What makes this oceanic experiment even more remarkable is its sustainability. Many odontocete species have maintained essentially the same brain and body morphology for millions of years, adapting successfully to different marine environments without destroying the ecosystems that sustain them. They represent a form of intelligence that achieved complexity without ecological destruction—a feat that continues to elude our own species.
Only in the last geological instant—perhaps 300,000 years ago—did a second experiment in complex cognition emerge with Homo sapiens. Human intelligence developed through our ancestors’ interaction with tools, fire, and increasingly complex social structures. We are creatures of manipulation and analysis, builders of technologies that extend our reach across space and time. Human consciousness, while rich in its own right, has become intimately bound to our capacity to reshape the external world.
The terrestrial experiment with human consciousness produced unprecedented technological power in mere millennia—but simultaneously triggered what many scientists now believe will become the sixth mass extinction in Earth’s history. The contrast with cetacean sustainability raises profound questions about the relationship between cognitive complexity and ecological wisdom.
If we apply Nagel’s test to these oceanic beings, the questions become even more profound: What is it like to navigate the world through three-dimensional sound? What is it like to live in societies where acoustic bonds can span hundreds of miles? What is it like to possess a brain as large and complex as our own, but oriented toward experiences we can barely imagine rather than technologies we can build?
The enduring presence of such neural complexity in two radically divergent lineages raises questions that strike at the heart of our understanding of reality itself: Why does the universe build such minds? The convergence of massive neural investment in such different environments suggests we may be approaching consciousness backwards. Instead of asking how consciousness accidentally emerged in humans, perhaps we should ask: Why does reality repeatedly experiment with complex cognition and subjective experience?

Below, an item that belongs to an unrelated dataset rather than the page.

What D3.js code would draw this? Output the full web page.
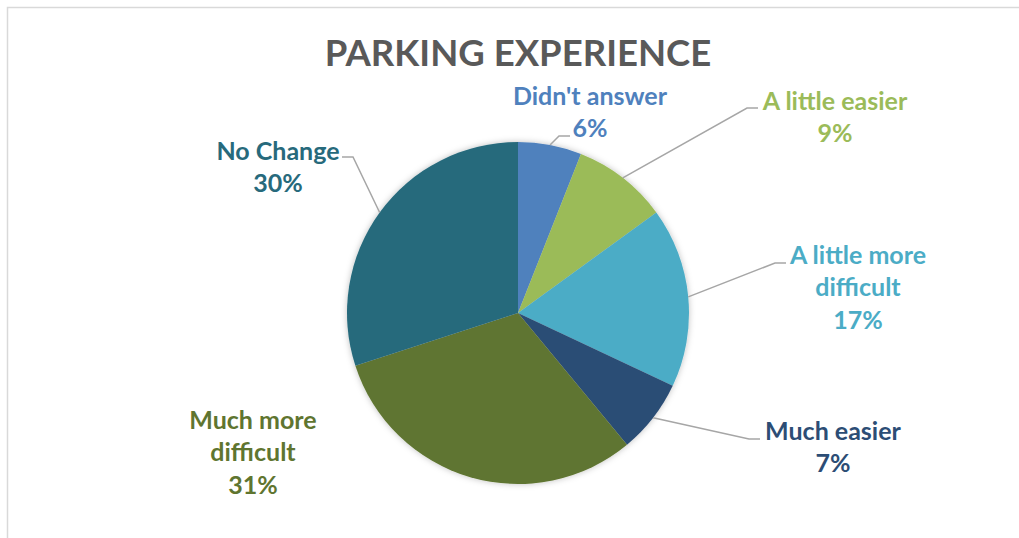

What if the drive toward complex, inner life is not a mere accident of recent human evolution, but represents something more fundamental—a principle woven into the very fabric of existence? The story we present here explores this possibility through the lens of an idea that consciousness, mind, or awareness is not something that emerged on Earth only recently, but rather represents an inherent aspect of reality itself—one that has been experimenting with different forms of expression across millions of years and radically different environments.
Our reframing may seem audacious to those working within a materialist framework where consciousness is treated as a recent accident. But the evidence suggests that humans are neither the first nor the only species to have evolved what we recognize as complex cognition. When we consider the experiential states of other large-brained animals, we are not facing “alternative” forms of consciousness, but rather far older and perhaps far different forms of the same fundamental phenomenon. Humans may be only the most recent participants in the universe’s ongoing exploration of what it means to be aware.